Stated task: Pull out exactly the lines from the line containing "Generate a Python" to the line containing "ax = fig.add_axes([0.17, 0.08, 0.538, 0.892])", both lines included, with pictures removed from the copy.

Plotting code records:
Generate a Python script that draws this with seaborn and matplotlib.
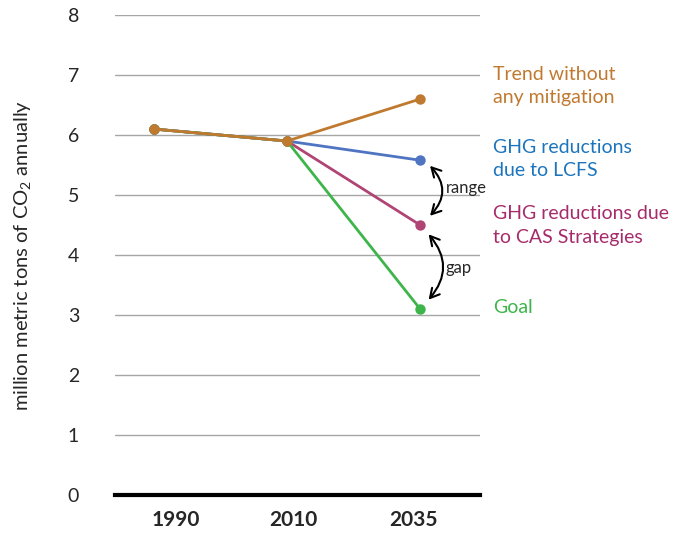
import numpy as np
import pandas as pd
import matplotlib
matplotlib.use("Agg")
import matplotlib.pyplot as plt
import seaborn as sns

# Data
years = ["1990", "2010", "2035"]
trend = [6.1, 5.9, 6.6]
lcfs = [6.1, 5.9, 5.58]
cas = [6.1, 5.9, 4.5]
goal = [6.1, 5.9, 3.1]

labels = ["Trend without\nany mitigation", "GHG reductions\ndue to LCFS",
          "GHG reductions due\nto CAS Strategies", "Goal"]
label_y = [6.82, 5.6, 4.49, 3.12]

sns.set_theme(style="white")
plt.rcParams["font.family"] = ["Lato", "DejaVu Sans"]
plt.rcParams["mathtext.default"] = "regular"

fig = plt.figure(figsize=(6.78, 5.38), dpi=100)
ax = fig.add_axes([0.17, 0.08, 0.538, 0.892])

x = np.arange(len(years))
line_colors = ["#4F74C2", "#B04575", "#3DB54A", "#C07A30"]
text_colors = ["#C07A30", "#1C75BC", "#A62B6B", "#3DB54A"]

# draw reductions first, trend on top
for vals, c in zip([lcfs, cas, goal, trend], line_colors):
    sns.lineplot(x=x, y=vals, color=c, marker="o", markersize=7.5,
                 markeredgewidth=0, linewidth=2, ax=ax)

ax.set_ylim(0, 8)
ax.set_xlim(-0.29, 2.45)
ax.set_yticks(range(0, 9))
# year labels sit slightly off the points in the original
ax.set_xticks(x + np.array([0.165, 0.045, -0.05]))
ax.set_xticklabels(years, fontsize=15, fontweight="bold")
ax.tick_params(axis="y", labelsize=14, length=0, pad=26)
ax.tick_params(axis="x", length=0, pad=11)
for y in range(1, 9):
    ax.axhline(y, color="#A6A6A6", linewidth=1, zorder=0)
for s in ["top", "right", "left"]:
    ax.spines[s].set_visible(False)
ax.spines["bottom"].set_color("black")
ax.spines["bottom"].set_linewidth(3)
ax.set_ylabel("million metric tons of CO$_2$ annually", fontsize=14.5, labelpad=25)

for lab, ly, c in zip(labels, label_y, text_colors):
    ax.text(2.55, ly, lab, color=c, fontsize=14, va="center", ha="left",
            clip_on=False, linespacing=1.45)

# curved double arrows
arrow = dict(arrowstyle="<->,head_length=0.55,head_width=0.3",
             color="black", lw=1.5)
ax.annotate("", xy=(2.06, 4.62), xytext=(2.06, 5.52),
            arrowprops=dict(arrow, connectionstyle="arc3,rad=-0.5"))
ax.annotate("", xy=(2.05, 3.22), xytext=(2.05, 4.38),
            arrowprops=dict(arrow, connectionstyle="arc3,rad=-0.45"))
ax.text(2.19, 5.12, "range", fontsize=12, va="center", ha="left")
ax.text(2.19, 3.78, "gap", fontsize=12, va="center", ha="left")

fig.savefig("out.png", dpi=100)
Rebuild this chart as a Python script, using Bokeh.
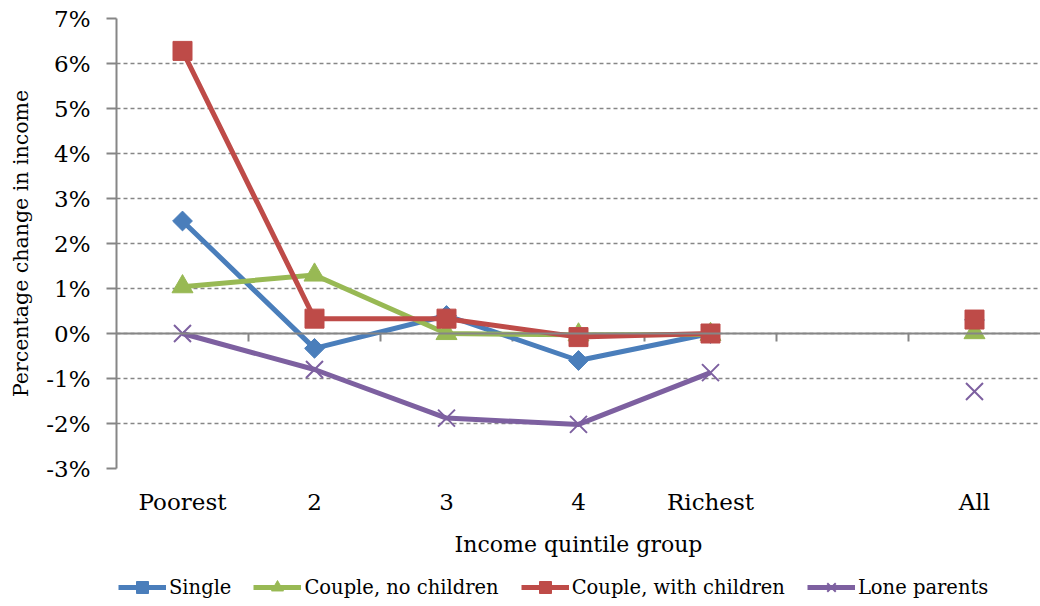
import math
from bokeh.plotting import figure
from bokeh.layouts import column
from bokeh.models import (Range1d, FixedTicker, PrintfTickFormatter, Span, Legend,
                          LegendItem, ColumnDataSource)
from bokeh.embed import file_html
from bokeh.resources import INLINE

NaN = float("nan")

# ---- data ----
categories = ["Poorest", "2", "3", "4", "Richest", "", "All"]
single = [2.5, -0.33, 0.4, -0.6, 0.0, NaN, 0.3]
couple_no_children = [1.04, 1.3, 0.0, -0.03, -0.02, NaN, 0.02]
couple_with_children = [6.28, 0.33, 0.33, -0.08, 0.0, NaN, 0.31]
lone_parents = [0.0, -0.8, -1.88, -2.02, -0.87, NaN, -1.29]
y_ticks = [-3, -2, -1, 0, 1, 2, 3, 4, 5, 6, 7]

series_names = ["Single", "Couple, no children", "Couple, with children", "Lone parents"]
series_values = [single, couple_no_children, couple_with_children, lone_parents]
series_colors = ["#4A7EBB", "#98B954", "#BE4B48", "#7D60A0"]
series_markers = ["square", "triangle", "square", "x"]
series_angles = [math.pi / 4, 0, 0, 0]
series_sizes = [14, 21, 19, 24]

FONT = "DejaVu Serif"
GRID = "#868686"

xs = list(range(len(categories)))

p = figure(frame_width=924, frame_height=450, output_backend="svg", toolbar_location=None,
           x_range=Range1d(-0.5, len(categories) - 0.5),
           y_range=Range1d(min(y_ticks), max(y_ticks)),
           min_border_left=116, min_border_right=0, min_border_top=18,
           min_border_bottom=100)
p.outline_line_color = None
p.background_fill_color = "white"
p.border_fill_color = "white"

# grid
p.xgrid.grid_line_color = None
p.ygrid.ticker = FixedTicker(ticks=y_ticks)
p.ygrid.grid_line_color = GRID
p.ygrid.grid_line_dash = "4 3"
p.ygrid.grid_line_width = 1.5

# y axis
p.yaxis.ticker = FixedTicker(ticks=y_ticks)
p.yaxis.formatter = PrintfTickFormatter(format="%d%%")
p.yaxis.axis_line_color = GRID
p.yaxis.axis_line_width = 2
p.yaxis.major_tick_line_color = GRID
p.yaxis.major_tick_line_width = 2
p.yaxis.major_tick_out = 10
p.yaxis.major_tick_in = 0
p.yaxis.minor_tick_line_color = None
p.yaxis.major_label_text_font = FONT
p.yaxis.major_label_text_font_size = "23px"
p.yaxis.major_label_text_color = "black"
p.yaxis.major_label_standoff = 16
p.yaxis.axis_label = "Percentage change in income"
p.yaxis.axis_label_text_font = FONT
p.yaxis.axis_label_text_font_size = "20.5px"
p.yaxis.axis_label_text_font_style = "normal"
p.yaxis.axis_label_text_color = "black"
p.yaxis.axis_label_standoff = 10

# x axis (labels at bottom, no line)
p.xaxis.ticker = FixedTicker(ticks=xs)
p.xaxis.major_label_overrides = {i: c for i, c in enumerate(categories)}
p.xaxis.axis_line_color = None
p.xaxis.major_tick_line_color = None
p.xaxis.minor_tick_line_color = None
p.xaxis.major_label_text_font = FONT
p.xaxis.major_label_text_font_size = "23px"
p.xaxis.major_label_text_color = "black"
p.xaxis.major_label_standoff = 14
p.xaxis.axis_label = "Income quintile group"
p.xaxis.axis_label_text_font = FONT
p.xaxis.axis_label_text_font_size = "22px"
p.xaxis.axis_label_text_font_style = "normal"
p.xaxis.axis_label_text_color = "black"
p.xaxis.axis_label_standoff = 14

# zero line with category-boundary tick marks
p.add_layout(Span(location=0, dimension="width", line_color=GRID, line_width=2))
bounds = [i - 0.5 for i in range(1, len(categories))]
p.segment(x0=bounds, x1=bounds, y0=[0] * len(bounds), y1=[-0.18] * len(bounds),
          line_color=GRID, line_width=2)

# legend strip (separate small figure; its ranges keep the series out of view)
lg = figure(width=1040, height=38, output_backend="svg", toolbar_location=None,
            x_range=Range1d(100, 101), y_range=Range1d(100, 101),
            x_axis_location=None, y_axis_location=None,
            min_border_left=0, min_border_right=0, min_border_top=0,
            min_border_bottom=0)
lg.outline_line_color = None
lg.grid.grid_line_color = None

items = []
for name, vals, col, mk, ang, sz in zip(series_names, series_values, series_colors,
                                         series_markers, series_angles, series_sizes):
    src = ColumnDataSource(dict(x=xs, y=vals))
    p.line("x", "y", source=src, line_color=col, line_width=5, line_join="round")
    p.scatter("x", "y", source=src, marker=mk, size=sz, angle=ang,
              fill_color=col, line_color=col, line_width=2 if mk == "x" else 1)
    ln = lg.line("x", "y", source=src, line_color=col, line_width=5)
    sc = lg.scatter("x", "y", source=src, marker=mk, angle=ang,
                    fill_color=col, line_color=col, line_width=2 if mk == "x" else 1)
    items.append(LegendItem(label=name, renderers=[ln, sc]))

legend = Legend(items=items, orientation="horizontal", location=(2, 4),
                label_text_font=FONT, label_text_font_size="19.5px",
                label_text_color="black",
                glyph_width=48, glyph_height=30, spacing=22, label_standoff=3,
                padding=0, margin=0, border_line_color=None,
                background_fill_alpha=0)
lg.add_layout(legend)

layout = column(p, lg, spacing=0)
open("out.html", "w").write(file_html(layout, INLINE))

--

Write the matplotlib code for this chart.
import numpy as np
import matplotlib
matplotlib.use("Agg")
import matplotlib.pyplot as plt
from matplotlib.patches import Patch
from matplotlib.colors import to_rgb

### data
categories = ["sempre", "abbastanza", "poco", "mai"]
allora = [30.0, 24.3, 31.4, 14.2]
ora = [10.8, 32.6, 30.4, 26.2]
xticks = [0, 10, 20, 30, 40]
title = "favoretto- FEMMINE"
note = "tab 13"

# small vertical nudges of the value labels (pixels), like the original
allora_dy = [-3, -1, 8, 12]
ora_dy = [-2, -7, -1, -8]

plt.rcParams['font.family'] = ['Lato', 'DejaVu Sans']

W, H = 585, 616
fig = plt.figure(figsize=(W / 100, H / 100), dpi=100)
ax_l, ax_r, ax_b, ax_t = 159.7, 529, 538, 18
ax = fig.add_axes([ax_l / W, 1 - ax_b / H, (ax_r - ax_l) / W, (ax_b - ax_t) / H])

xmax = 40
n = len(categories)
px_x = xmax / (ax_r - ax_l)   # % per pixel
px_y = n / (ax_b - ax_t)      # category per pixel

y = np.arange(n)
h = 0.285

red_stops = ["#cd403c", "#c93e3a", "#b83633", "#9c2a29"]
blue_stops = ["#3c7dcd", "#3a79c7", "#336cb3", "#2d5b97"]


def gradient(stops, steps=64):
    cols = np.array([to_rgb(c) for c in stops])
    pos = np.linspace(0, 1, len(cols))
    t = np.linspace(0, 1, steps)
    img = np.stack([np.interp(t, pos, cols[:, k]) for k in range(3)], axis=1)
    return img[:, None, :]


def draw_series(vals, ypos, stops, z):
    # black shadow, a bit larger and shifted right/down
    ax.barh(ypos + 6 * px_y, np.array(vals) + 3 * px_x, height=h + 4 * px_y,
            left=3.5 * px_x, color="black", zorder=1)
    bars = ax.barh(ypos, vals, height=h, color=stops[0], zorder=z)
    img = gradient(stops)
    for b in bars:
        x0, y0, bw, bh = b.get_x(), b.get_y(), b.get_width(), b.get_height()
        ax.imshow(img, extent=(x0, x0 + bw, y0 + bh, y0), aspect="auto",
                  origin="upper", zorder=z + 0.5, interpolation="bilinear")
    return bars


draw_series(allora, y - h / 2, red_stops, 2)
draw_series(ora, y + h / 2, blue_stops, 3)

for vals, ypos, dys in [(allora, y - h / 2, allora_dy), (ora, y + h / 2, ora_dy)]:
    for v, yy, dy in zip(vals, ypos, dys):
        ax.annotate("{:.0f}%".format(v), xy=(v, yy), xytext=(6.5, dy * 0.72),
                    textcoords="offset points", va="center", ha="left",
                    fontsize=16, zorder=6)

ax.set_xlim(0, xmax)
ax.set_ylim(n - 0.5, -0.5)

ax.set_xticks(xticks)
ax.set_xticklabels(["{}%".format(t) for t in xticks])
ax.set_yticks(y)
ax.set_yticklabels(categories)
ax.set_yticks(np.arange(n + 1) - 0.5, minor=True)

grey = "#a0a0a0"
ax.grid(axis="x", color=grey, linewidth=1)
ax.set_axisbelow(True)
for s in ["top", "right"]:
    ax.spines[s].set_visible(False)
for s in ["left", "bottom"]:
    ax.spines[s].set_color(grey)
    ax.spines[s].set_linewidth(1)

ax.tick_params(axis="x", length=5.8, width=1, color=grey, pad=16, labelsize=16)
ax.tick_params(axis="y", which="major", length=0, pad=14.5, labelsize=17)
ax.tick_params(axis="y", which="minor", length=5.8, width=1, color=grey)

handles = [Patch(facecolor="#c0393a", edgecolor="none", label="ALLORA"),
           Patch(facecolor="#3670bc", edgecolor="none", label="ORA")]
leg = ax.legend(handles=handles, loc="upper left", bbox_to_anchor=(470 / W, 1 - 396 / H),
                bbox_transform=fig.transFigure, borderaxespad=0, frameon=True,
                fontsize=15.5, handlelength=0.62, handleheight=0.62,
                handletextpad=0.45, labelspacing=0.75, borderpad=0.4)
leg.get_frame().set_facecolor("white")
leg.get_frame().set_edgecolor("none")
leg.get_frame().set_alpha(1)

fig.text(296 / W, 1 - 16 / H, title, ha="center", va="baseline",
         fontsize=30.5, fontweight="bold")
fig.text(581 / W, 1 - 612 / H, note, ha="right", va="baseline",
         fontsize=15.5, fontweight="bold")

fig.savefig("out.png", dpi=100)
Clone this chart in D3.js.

Output:
Generate a Python script that draws this with seaborn and matplotlib.
import numpy as np
import pandas as pd
import matplotlib
matplotlib.use("Agg")
import matplotlib.pyplot as plt
import seaborn as sns

# Data
years = ["1990", "2010", "2035"]
trend = [6.1, 5.9, 6.6]
lcfs = [6.1, 5.9, 5.58]
cas = [6.1, 5.9, 4.5]
goal = [6.1, 5.9, 3.1]

labels = ["Trend without\nany mitigation", "GHG reductions\ndue to LCFS",
          "GHG reductions due\nto CAS Strategies", "Goal"]
label_y = [6.82, 5.6, 4.49, 3.12]

sns.set_theme(style="white")
plt.rcParams["font.family"] = ["Lato", "DejaVu Sans"]
plt.rcParams["mathtext.default"] = "regular"

fig = plt.figure(figsize=(6.78, 5.38), dpi=100)
ax = fig.add_axes([0.17, 0.08, 0.538, 0.892])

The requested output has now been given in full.